It is now well established that the United States has a compelling government interest in protecting the confidentiality and integrity of ongoing fraud investigations. For that reason, Congress included the seal provision in the FCA.
In a very recent decision by the U.S. Court of Appeals (2nd Circuit), Grupp, Moll v. DHL, Case No. 12-3829 (2nd Cir. 2014) (Winter, Cabranes, Livingston), the Court emphasized the policy reasons for the sealing requirement in a False Claims Act (“FCA”) case: “to allow the government time to investigate the alleged false claim and to prevent qui tam plaintiffs from alerting a putative defendant to possible investigations.” The Court agreed with the U.S. government’s position that the FCA sealing provision is fundamental and rejected any time limit, including an 180-day limit, to the provision, because such limitation would “undermine both the FCA’s seal provisions and statute of limitation.”

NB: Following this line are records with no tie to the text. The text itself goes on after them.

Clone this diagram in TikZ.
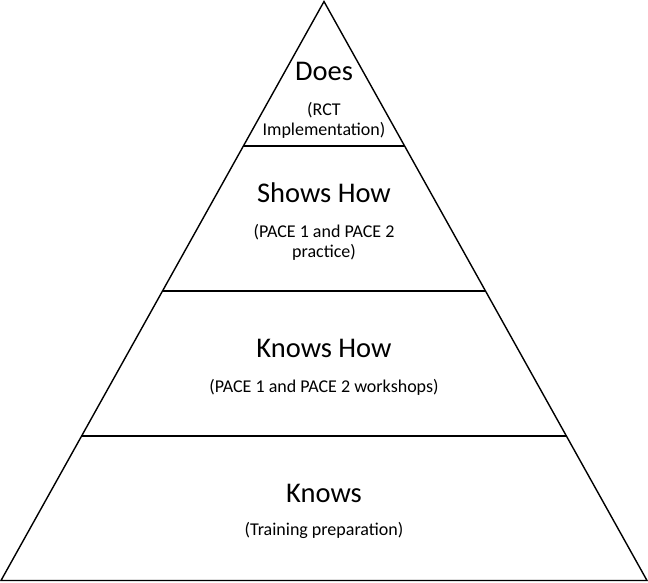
\documentclass[tikz,border=0pt]{standalone}
\usepackage{fontspec}
\setmainfont{Carlito}
\usetikzlibrary{calc}
\begin{document}
\begin{tikzpicture}[x=1pt,y=-1pt,
  edge/.style={line width=1.4pt,black,line join=miter},
  title/.style={anchor=base,inner sep=0pt,font=\fontsize{28.5}{34}\selectfont},
  sub/.style={anchor=base,inner sep=0pt,font=\fontsize{18}{21}\selectfont}]
\useasboundingbox (0,0) rectangle (648,582);
\coordinate (apex) at (324,1.5);
\coordinate (bl) at (1,580.5);
\coordinate (br) at (647,580.5);
\draw[edge] (apex) -- (bl) -- (br) -- cycle;
\coordinate (l1) at ($(apex)!0.2496!(bl)$);
\coordinate (r1) at ($(apex)!0.2496!(br)$);
\coordinate (l2) at ($(apex)!0.5!(bl)$);
\coordinate (r2) at ($(apex)!0.5!(br)$);
\coordinate (l3) at ($(apex)!0.7504!(bl)$);
\coordinate (r3) at ($(apex)!0.7504!(br)$);
\draw[edge] (l1) -- (r1);
\draw[edge] (l2) -- (r2);
\draw[edge] (l3) -- (r3);
\node[title] (does) at (324,80) {Does};
\node[sub] (does1) at (324,115) {(RCT};
\node[sub] (does2) at (324,135) {Implementation)};
\node[title] (shows) at (324,202) {Shows How};
\node[sub] (shows1) at (324,237) {(PACE 1 and PACE 2};
\node[sub] (shows2) at (324,257) {practice)};
\node[title] (knowshow) at (324,357) {Knows How};
\node[sub] (knowshow1) at (324,392) {(PACE 1 and PACE 2 workshops)};
\node[title] (knows) at (324,502) {Knows};
\node[sub] (knows1) at (324,535) {(Training preparation)};
\end{tikzpicture}
\end{document}
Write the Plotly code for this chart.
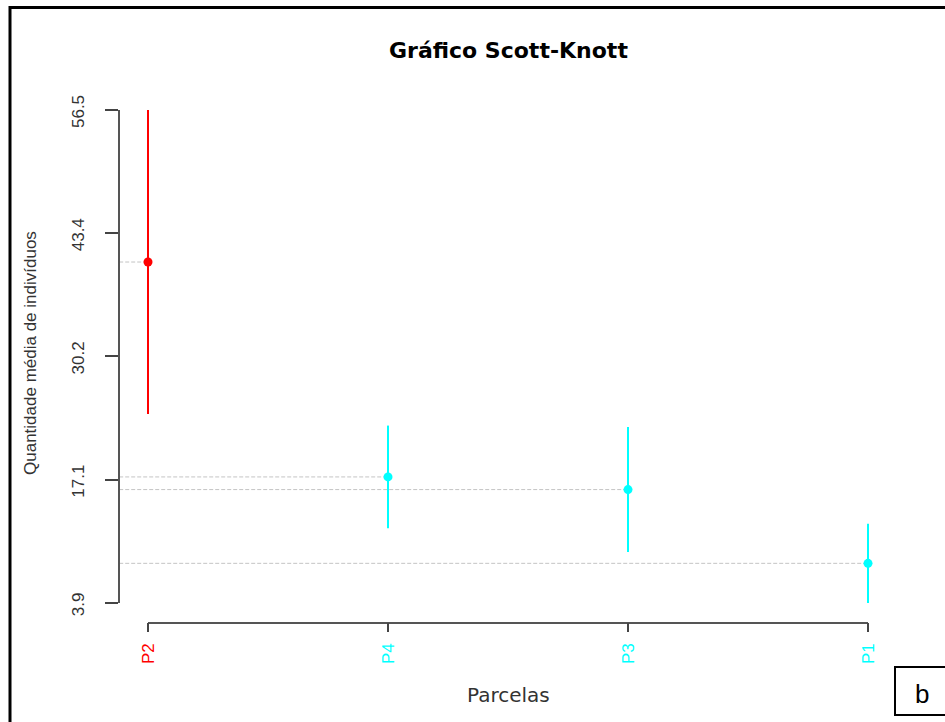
import plotly.graph_objects as go

# Scott-Knott result: mean number of individuals per plot with confidence half-widths
parcelas = ["P2", "P4", "P3", "P1"]
medias = [40.28, 17.35, 16.0, 8.13]
semi_amplitude = [16.22, 5.48, 6.67, 4.23]
grupos = ["a", "b", "b", "b"]
cores_grupo = {"a": "#FF0000", "b": "#00FFFF"}
y_ticks = [3.9, 17.05, 30.2, 43.35, 56.5]
y_tick_labels = ["3.9", "17.1", "30.2", "43.4", "56.5"]

W, H = 945, 722
# plotting region (pixels)
L, R, T, B = 119.2, 896.8, 90.3, 622.7

n = len(parcelas)
pos = list(range(1, n + 1))
xr = [1 - 0.04 * (n - 1), n + 0.04 * (n - 1)]
lo = min(m - s for m, s in zip(medias, semi_amplitude))
hi = max(m + s for m, s in zip(medias, semi_amplitude))
yr = [lo - 0.04 * (hi - lo), hi + 0.04 * (hi - lo)]

xdom = [L / W, R / W]
ydom = [1 - B / H, 1 - T / H]


def xfrac(v):
    return xdom[0] + (v - xr[0]) / (xr[1] - xr[0]) * (xdom[1] - xdom[0])


def yfrac(v):
    return ydom[0] + (v - yr[0]) / (yr[1] - yr[0]) * (ydom[1] - ydom[0])


fig = go.Figure()

# dotted guides from the y axis to each mean
for p, m in zip(pos, medias):
    fig.add_trace(go.Scatter(
        x=[xr[0], p], y=[m, m], mode="lines",
        line=dict(color="#C4C4C4", width=1, dash="4px,2px"),
        hoverinfo="skip", showlegend=False,
    ))

# means with interval bars, one trace per group
for g, cor in cores_grupo.items():
    idx = [i for i, gg in enumerate(grupos) if gg == g]
    fig.add_trace(go.Scatter(
        x=[pos[i] for i in idx],
        y=[medias[i] for i in idx],
        mode="markers",
        marker=dict(color=cor, size=9),
        error_y=dict(type="data", symmetric=True,
                     array=[semi_amplitude[i] for i in idx],
                     color=cor, thickness=2, width=0),
        showlegend=False,
    ))

# carrier trace for the displayed axes
fig.add_trace(go.Scatter(
    x=[1], y=[lo], xaxis="x2", yaxis="y2", mode="markers",
    marker=dict(opacity=0), hoverinfo="skip", showlegend=False,
))

tick_font = dict(family="Liberation Sans, Arial, sans-serif", size=17, color="#333333")
x_tick_text = [
    f'<span style="color:{cores_grupo[g]}">{p}</span>' for p, g in zip(parcelas, grupos)
]

fig.update_layout(
    width=W, height=H,
    margin=dict(l=0, r=0, t=0, b=0, autoexpand=False),
    paper_bgcolor="white", plot_bgcolor="rgba(0,0,0,0)",
    showlegend=False,
    xaxis=dict(domain=xdom, range=xr, visible=False),
    yaxis=dict(domain=ydom, range=yr, visible=False),
    xaxis2=dict(
        domain=[xfrac(1), xfrac(n)], range=[1, n], anchor="free", position=ydom[0],
        tickmode="array", tickvals=pos, ticktext=x_tick_text, tickangle=-90,
        ticks="outside", ticklen=9, tickwidth=1.5, tickcolor="#444444",
        showline=True, linecolor="#555555", linewidth=1.5,
        showgrid=False, zeroline=False, tickfont=tick_font, ticklabelstandoff=4,
    ),
    yaxis2=dict(
        domain=[yfrac(lo), yfrac(hi)], range=[lo, hi], anchor="free", position=xdom[0],
        side="left",
        tickmode="array", tickvals=y_ticks, ticktext=y_tick_labels, tickangle=-90,
        ticks="outside", ticklen=13, tickwidth=1.5, tickcolor="#444444",
        showline=True, linecolor="#555555", linewidth=2,
        showgrid=False, zeroline=False, tickfont=tick_font,
        ticklabelstandoff=14, ticklabelshift=4,
    ),
)

# titles
fig.add_annotation(
    text="<b>Gráfico Scott-Knott</b>", xref="paper", yref="paper",
    x=(xdom[0] + xdom[1]) / 2, y=1 - 51 / H, xanchor="center", yanchor="middle",
    showarrow=False, font=dict(family="DejaVu Sans", size=22, color="#000000"),
)
fig.add_annotation(
    text="Parcelas", xref="paper", yref="paper",
    x=(xdom[0] + xdom[1]) / 2, y=1 - 695 / H, xanchor="center", yanchor="middle",
    showarrow=False, font=dict(family="DejaVu Sans", size=20, color="#333333"),
)
fig.add_annotation(
    text="Quantidade média de indivíduos", xref="paper", yref="paper",
    x=30 / W, y=1 - 353 / H, xanchor="center", yanchor="middle", textangle=-90,
    showarrow=False, font=dict(family="Liberation Sans, Arial, sans-serif", size=17, color="#333333"),
)

# page frame and panel letter
fig.add_shape(
    type="path", xref="paper", yref="paper",
    path=f"M {10 / W},-0.01 L {10 / W},{1 - 7.5 / H} L 1.01,{1 - 7.5 / H}",
    line=dict(color="black", width=3),
)
fig.add_shape(
    type="rect", xref="paper", yref="paper",
    x0=895 / W, x1=1.01, y0=1 - 715 / H, y1=1 - 667 / H,
    line=dict(color="black", width=2), fillcolor="white",
)
fig.add_annotation(
    text="b", xref="paper", yref="paper",
    x=922 / W, y=1 - 694 / H, xanchor="center", yanchor="middle",
    showarrow=False, font=dict(family="Liberation Sans, Arial, sans-serif", size=26, color="black"),
)

fig.write_html("out.html")
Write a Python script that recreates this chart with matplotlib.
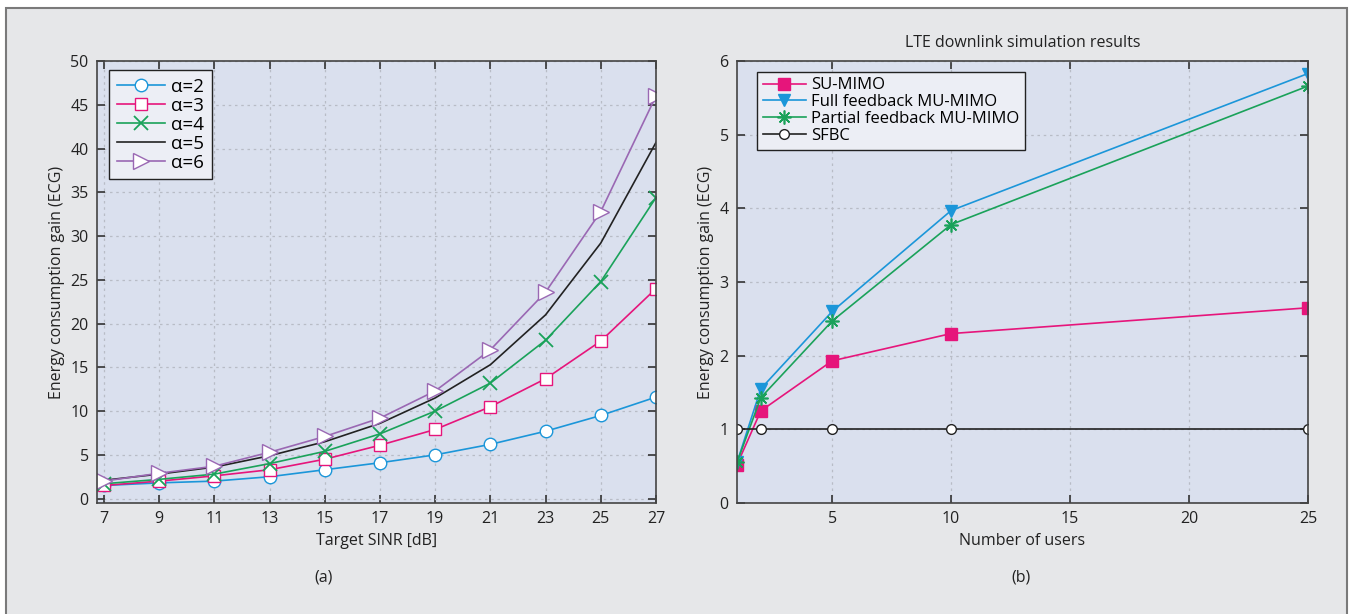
import matplotlib
matplotlib.use("Agg")
import matplotlib.pyplot as plt
from matplotlib.patches import Rectangle

plt.rcParams['font.family'] = ['Open Sans', 'DejaVu Sans']

# (a) energy consumption gain vs target SINR
sinr = [7, 9, 11, 13, 15, 17, 19, 21, 23, 25, 27]
ecg_a2 = [1.5, 1.8, 2.0, 2.5, 3.3, 4.1, 5.0, 6.2, 7.7, 9.5, 11.6]
ecg_a3 = [1.5, 2.0, 2.6, 3.3, 4.5, 6.1, 7.9, 10.5, 13.7, 18.0, 24.0]
ecg_a4 = [1.7, 2.2, 2.8, 4.0, 5.4, 7.4, 10.0, 13.2, 18.1, 24.8, 34.4]
ecg_a5 = [2.1, 2.8, 3.6, 4.9, 6.5, 8.6, 11.5, 15.3, 21.0, 29.2, 40.7]
ecg_a6 = [2.0, 2.9, 3.7, 5.3, 7.1, 9.2, 12.3, 17.0, 23.6, 32.8, 46.0]

# (b) LTE downlink simulation results
users = [1, 2, 5, 10, 25]
su_mimo = [0.52, 1.25, 1.93, 2.30, 2.65]
full_fb = [0.55, 1.55, 2.60, 3.97, 5.83]
partial_fb = [0.55, 1.43, 2.47, 3.78, 5.66]
sfbc = [1, 1, 1, 1, 1]

bg = '#e6e7e9'
axbg = '#dae0ee'
blue = '#1b96d9'
pink = '#e6157b'
green = '#1aa25a'
purple = '#9a68b3'
black = '#222222'

fig = plt.figure(figsize=(13.56, 6.14), dpi=100)
fig.patch.set_facecolor('white')
fig.patches.append(Rectangle((6 / 1356, -0.05), 1341 / 1356, 1 - 8 / 614 + 0.05,
                             transform=fig.transFigure, facecolor=bg,
                             edgecolor='#7a7a7a', linewidth=1.5, zorder=-10))

ax1 = fig.add_axes([97 / 1356, 1 - 503 / 614, 559 / 1356, 442 / 614])
ax2 = fig.add_axes([737 / 1356, 1 - 503 / 614, 571 / 1356, 442 / 614])

for ax in (ax1, ax2):
    ax.set_facecolor(axbg)
    ax.grid(True, linestyle=(0, (2, 3)), color='#b8bcc6', linewidth=0.9)
    ax.tick_params(direction='in', top=True, right=True, length=6,
                   width=1.2, color='#333333', labelsize=11.5, labelcolor='#222222', pad=6)
    for s in ax.spines.values():
        s.set_color('#444444')
        s.set_linewidth(1.2)

ax1.plot(sinr, ecg_a2, '-o', color=blue, mfc='white', mec=blue, ms=9, lw=1.2, label='α=2')
ax1.plot(sinr, ecg_a3, '-s', color=pink, mfc='white', mec=pink, ms=9, lw=1.2, label='α=3')
ax1.plot(sinr, ecg_a4, '-x', color=green, ms=10, mew=1.3, lw=1.2, label='α=4')
ax1.plot(sinr, ecg_a5, '-', color=black, lw=1.2, label='α=5')
ax1.plot(sinr, ecg_a6, '->', color=purple, mfc='white', mec=purple, ms=12, lw=1.2, label='α=6')
ax1.set_xlim(6.75, 27)
ax1.set_ylim(-0.5, 50)
ax1.set_xticks(sinr)
ax1.set_yticks(range(0, 51, 5))
ax1.set_xlabel('Target SINR [dB]', fontsize=11.5, color='#222222')
ax1.set_ylabel('Energy consumption gain (ECG)', fontsize=11.5, color='#222222')
leg1 = ax1.legend(loc='upper left', frameon=True, fancybox=False,
                  handlelength=2.6, handletextpad=0.3, borderpad=0.4,
                  labelspacing=0.05, bbox_to_anchor=(0.005, 1.0),
                  prop={'family': ['Open Sans'], 'size': 13.5})
leg1.get_frame().set_edgecolor('#222222')
leg1.get_frame().set_facecolor('#eceef5')
leg1.get_frame().set_alpha(1)

ax2.plot(users, su_mimo, '-s', color=pink, ms=8, lw=1.2, label='SU-MIMO')
ax2.plot(users, full_fb, '-v', color=blue, ms=8, lw=1.2, label='Full feedback MU-MIMO')
ax2.plot(users, partial_fb, '-', marker=(8, 2, 0), color=green, ms=10, mew=1.2, lw=1.2,
         label='Partial feedback MU-MIMO')
ax2.plot(users, sfbc, '-o', color=black, mfc='white', ms=7, lw=1.2, label='SFBC')
ax2.set_xlim(1, 25)
ax2.set_ylim(0, 6)
ax2.set_xticks([5, 10, 15, 20, 25])
ax2.set_yticks(range(0, 7))
ax2.set_xlabel('Number of users', fontsize=11.5, color='#222222')
ax2.set_ylabel('Energy consumption gain (ECG)', fontsize=11.5, color='#222222')
ax2.set_title('LTE downlink simulation results', fontsize=11.5, color='#222222', pad=10)
leg2 = ax2.legend(loc='upper left', fontsize=12, frameon=True, fancybox=False,
                  handlelength=2.6, handletextpad=0.3, borderpad=0.35,
                  labelspacing=0.05, bbox_to_anchor=(0.02, 0.995))
leg2.get_frame().set_edgecolor('#222222')
leg2.get_frame().set_facecolor('#eceef5')
leg2.get_frame().set_alpha(1)

fig.text(324 / 1356, 1 - 578 / 614, '(a)', ha='center', va='center', fontsize=11.5, color='#222222')
fig.text(1021 / 1356, 1 - 578 / 614, '(b)', ha='center', va='center', fontsize=11.5, color='#222222')

fig.savefig('out.png', dpi=100, facecolor=fig.get_facecolor())
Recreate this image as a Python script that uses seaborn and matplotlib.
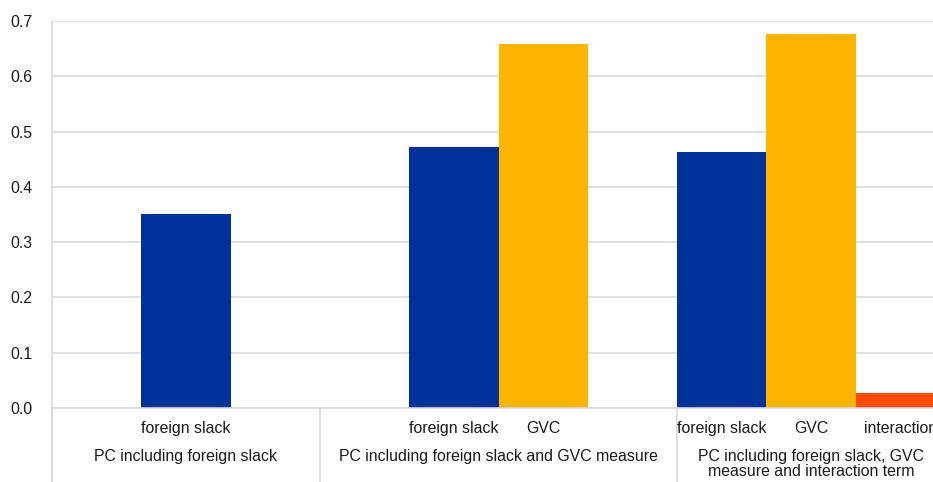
import pandas as pd
import matplotlib.pyplot as plt
import seaborn as sns

groups = ["PC including foreign slack",
          "PC including foreign slack and GVC measure",
          "PC including foreign slack, GVC\nmeasure and interaction term"]
series = ["foreign slack", "GVC", "interaction"]
group1_vals = [0.351]
group2_vals = [0.472, 0.658]
group3_vals = [0.463, 0.676, 0.027]
colors = {"foreign slack": "#003299", "GVC": "#FFB400", "interaction": "#FF4B00"}

# empty slots around the groups, as in the original layout
pads = [(1, 1), (1, 1), (0, 0)]

rows = []
order = []
group_spans = []
for g, (name, vals) in enumerate(zip(groups, [group1_vals, group2_vals, group3_vals])):
    start = len(order)
    before, after = pads[g]
    for k in range(before):
        order.append(f"g{g}_pre{k}")
    for s, v in zip(series, vals):
        slot = f"g{g}_{s}"
        order.append(slot)
        rows.append({"slot": slot, "value": v, "series": s, "label": s})
    for k in range(after):
        order.append(f"g{g}_post{k}")
    group_spans.append((start, len(order) - 1))

df = pd.DataFrame(rows)

sns.set_theme(style="white")
plt.rcParams['font.family'] = ['Liberation Sans', 'DejaVu Sans']

fs = 11.4
txt = "#1a1a1a"

fig = plt.figure(figsize=(9.33, 4.82), dpi=100)
ax = fig.add_axes([0.0557, 0.1535, 0.9443, 0.8029])

sns.barplot(data=df, x="slot", y="value", hue="series", order=order,
            palette=colors, dodge=False, width=1.0, linewidth=0,
            saturation=1, legend=False, ax=ax)

ax.set_ylim(0, 0.7)
ax.set_xlim(-0.5, 9.365)
ax.set_yticks([i / 10 for i in range(8)])
ax.set_yticklabels([f"{i / 10:.1f}" for i in range(8)], fontsize=fs, color=txt)
ax.tick_params(axis="y", length=0, pad=14)
ax.yaxis.grid(True, color="#d9d9d9", linewidth=1.2)
ax.set_axisbelow(True)
ax.set_xticks([])
ax.set_xlabel("")
ax.set_ylabel("")
for side in ["top", "right"]:
    ax.spines[side].set_visible(False)
ax.spines["left"].set_visible(False)
ax.spines["bottom"].set_color("#d9d9d9")
ax.spines["bottom"].set_linewidth(1.2)

trans = ax.get_xaxis_transform()
for r in rows:
    x = order.index(r["slot"])
    ax.text(x, -0.052, r["label"], transform=trans, ha="center", va="center",
            fontsize=fs, color=txt, clip_on=False)

for (start, end), name in zip(group_spans, groups):
    center = start + 1 if name == groups[0] else (start + end) / 2
    ax.text(center, -0.105, name, transform=trans, ha="center", va="top",
            fontsize=fs, color=txt, linespacing=1.0, clip_on=False)
    ax.plot([start - 0.5, start - 0.5], [0, -0.2], transform=trans,
            color="#d9d9d9", linewidth=1.2, clip_on=False)

# left axis line through the whole height
ax.plot([-0.5, -0.5], [-0.2, 1.0], transform=trans, color="#d9d9d9",
        linewidth=1.2, clip_on=False)

fig.savefig("out.png", dpi=100)
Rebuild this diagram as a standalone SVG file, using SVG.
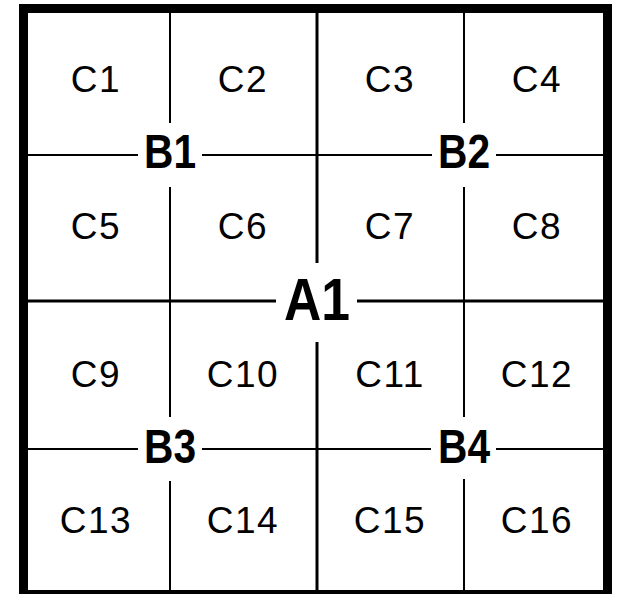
<svg xmlns="http://www.w3.org/2000/svg" width="626" height="594" viewBox="0 0 626 594">
<style>
.c{font-family:"Liberation Sans",Arial,sans-serif;font-size:37px;letter-spacing:1.5px;fill:#000;text-anchor:middle}
.b{font-family:"Liberation Sans",Arial,sans-serif;font-size:48px;font-weight:bold;fill:#000;text-anchor:middle}
.a{font-family:"Liberation Sans",Arial,sans-serif;font-size:60px;font-weight:bold;fill:#000;text-anchor:middle}
.thin{stroke:#000;stroke-width:2;fill:none}
.mid{stroke:#000;stroke-width:3;fill:none}
.mask{fill:#fff;stroke:none}
</style>
<rect x="0" y="0" width="626" height="594" fill="#fff"/>
<g id="connectors">
<line class="thin" x1="170" y1="13" x2="170" y2="590"/>
<line class="thin" x1="464" y1="13" x2="464" y2="590"/>
<line class="thin" x1="28" y1="155" x2="603" y2="155"/>
<line class="thin" x1="28" y1="449" x2="603" y2="449"/>
<line class="mid" x1="317" y1="13" x2="317" y2="590"/>
<line class="mid" x1="28" y1="301" x2="603" y2="301"/>
</g>
<rect x="23.5" y="8.5" width="584" height="586" fill="none" stroke="#000" stroke-width="9"/>
<g id="C1"><text class="c" x="96" y="92">C1</text></g>
<g id="C2"><text class="c" x="243" y="92">C2</text></g>
<g id="C3"><text class="c" x="390" y="92">C3</text></g>
<g id="C4"><text class="c" x="537" y="92">C4</text></g>
<g id="C5"><text class="c" x="96" y="239">C5</text></g>
<g id="C6"><text class="c" x="243" y="239">C6</text></g>
<g id="C7"><text class="c" x="390" y="239">C7</text></g>
<g id="C8"><text class="c" x="537" y="239">C8</text></g>
<g id="C9"><text class="c" x="96" y="387">C9</text></g>
<g id="C10"><text class="c" x="243" y="387">C10</text></g>
<g id="C11"><text class="c" x="390" y="387">C11</text></g>
<g id="C12"><text class="c" x="537" y="387">C12</text></g>
<g id="C13"><text class="c" x="96" y="533">C13</text></g>
<g id="C14"><text class="c" x="243" y="533">C14</text></g>
<g id="C15"><text class="c" x="390" y="533">C15</text></g>
<g id="C16"><text class="c" x="537" y="533">C16</text></g>
<g id="B1"><rect class="mask" x="138" y="123" width="64" height="64"/><text class="b" x="170" y="168" textLength="52" lengthAdjust="spacingAndGlyphs">B1</text></g>
<g id="B2"><rect class="mask" x="432" y="123" width="64" height="64"/><text class="b" x="464" y="168" textLength="52" lengthAdjust="spacingAndGlyphs">B2</text></g>
<g id="B3"><rect class="mask" x="138" y="417" width="64" height="64"/><text class="b" x="170" y="463" textLength="52" lengthAdjust="spacingAndGlyphs">B3</text></g>
<g id="B4"><rect class="mask" x="431" y="417" width="65" height="62"/><text class="b" x="464" y="463" textLength="52" lengthAdjust="spacingAndGlyphs">B4</text></g>
<g id="A1"><rect class="mask" x="276" y="263" width="81" height="79"/><text class="a" x="317" y="320" textLength="66" lengthAdjust="spacingAndGlyphs">A1</text></g>
</svg>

The decision reaffirmed the government’s compelling interest in protecting the confidentiality and integrity of ongoing fraud investigations noted in prior decisions. ACLU v. Holder, 673 F.3d 245, 253 (4th Cir. 2011); U.S ex rel. Pilon, 60 F.3d 995, 998-999 (2d Cir. 1995) (secrecy allows the government to conduct the investigation without “tipping off” the defendant).